REQUIREMENT —
It is required that the lines from the top of the listing through the line with "80, 79, 81, 82, 83, 84]" be reproduced exactly, excluding pictures.

MATERIAL —
********

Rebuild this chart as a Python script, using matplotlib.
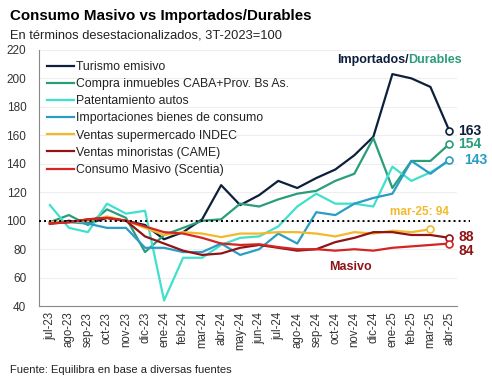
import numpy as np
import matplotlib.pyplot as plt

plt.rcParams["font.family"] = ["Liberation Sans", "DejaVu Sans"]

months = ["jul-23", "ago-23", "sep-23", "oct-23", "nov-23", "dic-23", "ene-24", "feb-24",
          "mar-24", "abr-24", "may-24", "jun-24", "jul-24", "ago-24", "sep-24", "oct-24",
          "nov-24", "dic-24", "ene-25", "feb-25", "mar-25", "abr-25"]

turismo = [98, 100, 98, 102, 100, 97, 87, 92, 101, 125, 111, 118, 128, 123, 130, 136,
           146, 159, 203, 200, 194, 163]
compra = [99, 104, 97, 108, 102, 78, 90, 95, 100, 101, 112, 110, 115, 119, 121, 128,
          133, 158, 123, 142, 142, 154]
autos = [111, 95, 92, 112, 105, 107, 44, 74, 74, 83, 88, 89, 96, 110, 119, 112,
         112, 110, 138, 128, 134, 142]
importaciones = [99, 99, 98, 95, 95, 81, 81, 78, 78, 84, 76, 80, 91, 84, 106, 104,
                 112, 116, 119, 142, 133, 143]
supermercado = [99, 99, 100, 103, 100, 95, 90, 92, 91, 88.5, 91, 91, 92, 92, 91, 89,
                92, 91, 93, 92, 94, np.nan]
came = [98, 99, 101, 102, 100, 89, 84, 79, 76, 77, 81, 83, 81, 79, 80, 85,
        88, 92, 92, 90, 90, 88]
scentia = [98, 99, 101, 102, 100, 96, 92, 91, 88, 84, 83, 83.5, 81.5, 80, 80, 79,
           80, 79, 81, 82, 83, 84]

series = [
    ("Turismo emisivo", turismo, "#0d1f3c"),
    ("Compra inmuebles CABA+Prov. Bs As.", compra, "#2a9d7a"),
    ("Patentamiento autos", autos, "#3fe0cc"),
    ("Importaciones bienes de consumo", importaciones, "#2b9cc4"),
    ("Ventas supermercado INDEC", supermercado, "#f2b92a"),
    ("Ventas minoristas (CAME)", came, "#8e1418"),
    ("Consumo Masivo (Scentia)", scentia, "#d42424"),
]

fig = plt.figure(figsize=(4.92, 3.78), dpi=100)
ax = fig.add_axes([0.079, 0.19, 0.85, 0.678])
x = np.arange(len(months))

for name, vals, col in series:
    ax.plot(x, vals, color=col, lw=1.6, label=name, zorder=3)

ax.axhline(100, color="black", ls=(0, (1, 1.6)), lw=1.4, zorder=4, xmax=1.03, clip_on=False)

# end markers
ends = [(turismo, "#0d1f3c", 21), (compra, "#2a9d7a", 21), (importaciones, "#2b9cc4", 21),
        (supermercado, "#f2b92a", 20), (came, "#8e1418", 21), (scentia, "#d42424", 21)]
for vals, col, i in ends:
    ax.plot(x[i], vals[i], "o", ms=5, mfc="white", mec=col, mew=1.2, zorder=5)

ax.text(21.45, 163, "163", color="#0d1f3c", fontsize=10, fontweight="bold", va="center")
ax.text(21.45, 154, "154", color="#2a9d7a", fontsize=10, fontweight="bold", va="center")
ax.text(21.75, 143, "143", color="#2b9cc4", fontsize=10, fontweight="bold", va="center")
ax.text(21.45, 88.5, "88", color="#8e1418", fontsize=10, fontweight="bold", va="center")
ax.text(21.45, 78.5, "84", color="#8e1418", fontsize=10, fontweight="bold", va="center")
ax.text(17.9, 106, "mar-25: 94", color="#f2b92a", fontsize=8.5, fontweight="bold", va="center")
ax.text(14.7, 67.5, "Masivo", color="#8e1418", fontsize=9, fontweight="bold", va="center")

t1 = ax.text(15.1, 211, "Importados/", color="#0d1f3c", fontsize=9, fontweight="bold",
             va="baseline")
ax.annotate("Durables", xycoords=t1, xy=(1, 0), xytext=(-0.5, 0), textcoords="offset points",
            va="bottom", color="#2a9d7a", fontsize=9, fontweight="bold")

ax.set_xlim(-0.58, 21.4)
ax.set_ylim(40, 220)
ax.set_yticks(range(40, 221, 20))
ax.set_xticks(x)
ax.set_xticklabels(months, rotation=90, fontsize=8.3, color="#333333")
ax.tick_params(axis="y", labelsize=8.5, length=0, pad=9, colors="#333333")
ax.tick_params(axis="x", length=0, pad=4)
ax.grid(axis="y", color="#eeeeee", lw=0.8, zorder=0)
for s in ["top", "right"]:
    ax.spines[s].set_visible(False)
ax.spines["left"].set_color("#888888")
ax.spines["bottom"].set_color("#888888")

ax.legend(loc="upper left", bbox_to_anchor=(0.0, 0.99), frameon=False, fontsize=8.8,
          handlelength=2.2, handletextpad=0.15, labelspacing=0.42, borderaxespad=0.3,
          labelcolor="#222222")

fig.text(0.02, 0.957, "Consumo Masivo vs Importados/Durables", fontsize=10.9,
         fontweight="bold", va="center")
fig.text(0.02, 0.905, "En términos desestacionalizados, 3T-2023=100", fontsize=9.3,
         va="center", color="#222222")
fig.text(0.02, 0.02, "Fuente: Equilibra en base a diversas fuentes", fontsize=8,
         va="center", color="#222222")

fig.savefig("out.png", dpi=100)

********

COMPLETE ANSWER —
Rebuild this chart as a Python script, using matplotlib.
import numpy as np
import matplotlib.pyplot as plt

plt.rcParams["font.family"] = ["Liberation Sans", "DejaVu Sans"]

months = ["jul-23", "ago-23", "sep-23", "oct-23", "nov-23", "dic-23", "ene-24", "feb-24",
          "mar-24", "abr-24", "may-24", "jun-24", "jul-24", "ago-24", "sep-24", "oct-24",
          "nov-24", "dic-24", "ene-25", "feb-25", "mar-25", "abr-25"]

turismo = [98, 100, 98, 102, 100, 97, 87, 92, 101, 125, 111, 118, 128, 123, 130, 136,
           146, 159, 203, 200, 194, 163]
compra = [99, 104, 97, 108, 102, 78, 90, 95, 100, 101, 112, 110, 115, 119, 121, 128,
          133, 158, 123, 142, 142, 154]
autos = [111, 95, 92, 112, 105, 107, 44, 74, 74, 83, 88, 89, 96, 110, 119, 112,
         112, 110, 138, 128, 134, 142]
importaciones = [99, 99, 98, 95, 95, 81, 81, 78, 78, 84, 76, 80, 91, 84, 106, 104,
                 112, 116, 119, 142, 133, 143]
supermercado = [99, 99, 100, 103, 100, 95, 90, 92, 91, 88.5, 91, 91, 92, 92, 91, 89,
                92, 91, 93, 92, 94, np.nan]
came = [98, 99, 101, 102, 100, 89, 84, 79, 76, 77, 81, 83, 81, 79, 80, 85,
        88, 92, 92, 90, 90, 88]
scentia = [98, 99, 101, 102, 100, 96, 92, 91, 88, 84, 83, 83.5, 81.5, 80, 80, 79,
           80, 79, 81, 82, 83, 84]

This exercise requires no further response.